Let $\lambda_j$ be an increasing sequence of positive numbers such that $\lambda_j \to \infty$ as $j \to \infty$.
Let us consider the map which takes $x \in \ell^2(\mathbb{N})$ and sends it to $$ Tx = \sum_{j =1}^\infty \lambda_j \langle x, u_j \rangle u_j, $$ where $\{u_j\}_{j \geq 1}$ is an orthonormal basis of $\ell^2(\mathbb{N})$.
I can see certain properties of this operator:
- in general it seems possible that $Tx \not \in \ell^2(\mathbb{N})$ even though $x \in \ell^2(\mathbb{N})$. For instance, one can take $u_j = e_j$, and consider $x = (1/j)$ and $\lambda= (j)$, then $Tx \equiv 1$, which is evidently not in $\ell^2(\mathbb{N})$.
- for $x$ such that $Tx \in \ell^2(\mathbb{N})$ we have $\langle Tx, x \rangle \geq 0$.
- it is an unbounded operator since $Tu_j = \lambda_j u_j$ and $\lambda_j \to \infty$.
- it is self-adjoint: if $x, y \in \ell^2(\mathbb{N})$ are such that $Tx, Ty \in \ell^2(\mathbb{N})$ then $\langle y, Tx \rangle = \langle x, Ty \rangle$.

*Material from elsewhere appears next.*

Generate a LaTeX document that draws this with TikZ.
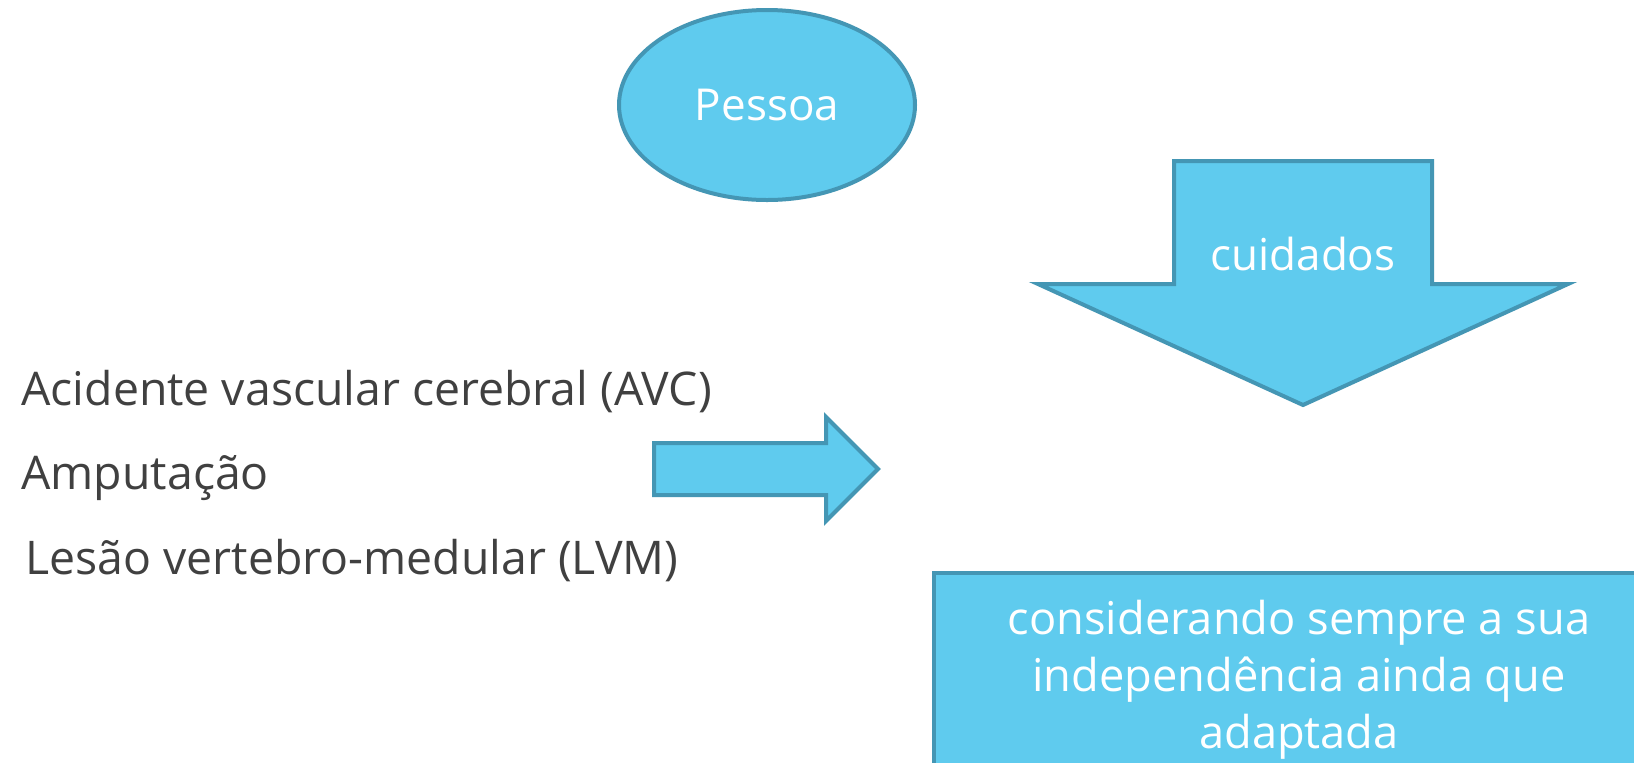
\documentclass[tikz,border=0pt]{standalone}
\usepackage{fontspec}
\setmainfont{Open Sans}
\usetikzlibrary{shapes.geometric}
\definecolor{fillblue}{HTML}{5FCBEE}
\definecolor{edgeblue}{HTML}{4496B4}
\definecolor{txtgray}{HTML}{404040}
\begin{document}
\begin{tikzpicture}[x=0.5pt,y=-0.5pt,
  shapestyle/.style={fill=fillblue,draw=edgeblue,line width=2pt,line join=miter},
  whitetext/.style={text=white,font=\fontsize{22}{28.5}\selectfont},
  graytext/.style={text=txtgray,font=\fontsize{23.2}{26}\selectfont,anchor=base west,inner sep=0pt}]
\clip (0,0) rectangle (1634,762);
\fill[white] (0,0) rectangle (1634,762);
% ellipse
\node[ellipse,shapestyle,minimum width=148pt,minimum height=95pt,inner sep=0pt,whitetext] (pessoa) at (767,105) {Pessoa};
% down arrow
\draw[shapestyle] (1174,161) coordinate (dA) -- (1432,161) -- (1432,284) -- (1568,284) -- (1303,405) coordinate (dTip) -- (1038,284) -- (1174,284) -- cycle;
\node[whitetext,inner sep=0pt] (cuidados) at (1303,254) {cuidados};
% right arrow
\draw[shapestyle] (654,443) -- (826,443) -- (826,417) -- (878,469) coordinate (rTip) -- (826,521) -- (826,495) -- (654,495) -- cycle;
% box
\draw[shapestyle] (934,573) rectangle (1720,820);
\node[whitetext,font=\fontsize{22.6}{28.5}\selectfont,align=center,inner sep=0pt,anchor=base] (box) at (1299,748) {considerando sempre a sua\\independência ainda que\\adaptada};
% left text
\node[graytext] (avc) at (21,405) {Acidente vascular cerebral (AVC)};
\node[graytext] (amp) at (21,489) {Amputação};
\node[graytext] (lvm) at (25,574) {Lesão vertebro-medular (LVM)};
\end{tikzpicture}
\end{document}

Hence, I can see the type of operator I am considering is an unbounded, positive, self-adjoint operators when considered as an operator from $D \to \ell^2$, where $D = \{x : Tx \in \ell^2\}$.
Are all unbounded positive self-adjoint operators on a subspace of $\ell^2$ of this form?
No, not every self-adjoint operator in $\ell^2$ is of this form. Note that for $z\in\mathbb C\setminus \mathbb R$, the resolvent $(T-z)^{-1}$ of the operator you defined is given by $$ (T-z)^{-1}x=\sum_{j=1}^\infty (\lambda_j-z)^{-1}\langle x,u_j\rangle u_j. $$ Since $\lambda_j\to\infty$, the operator $(T-z)^{-1}$ is compact.
Not every positive self-adjoint operator has compact resolvent. For example, take the Laplacian with domain $H^2(\mathbb R)\subset L^2(\mathbb R)$. [If you insist on $\ell^2$ as your Hilbert spaces, you can transplant this example using a unitary from $\ell^2$ onto $L^2(\mathbb R)$.]
If you add to the list of your properties that the resolvent $(T-z)^{-1}$ is compact for some (equivalently for all) $z\in\mathbb C\setminus\mathbb R$, then every operator is indeed of the form you described: By the spectral theorem for compact operators, $(T-z)^{-1}$ must be of the form $$ (T-z)^{-1}x=\sum_{j=1}^\infty\mu_j \langle x,u_j\rangle u_j $$ for a (complex) null sequence $(\mu_j)$. A direct computation shows that $$ Tx=\sum_{j=1}^\infty (\mu_j^{-1}+z)\langle x,u_j\rangle u_j. $$ You can check that if $T$ is positive, $\mu_j^{-1}+z$ must be positive numbers. Moreover, since $\mu_j\to 0$, $\mu_j^{-1}+z\to\infty$.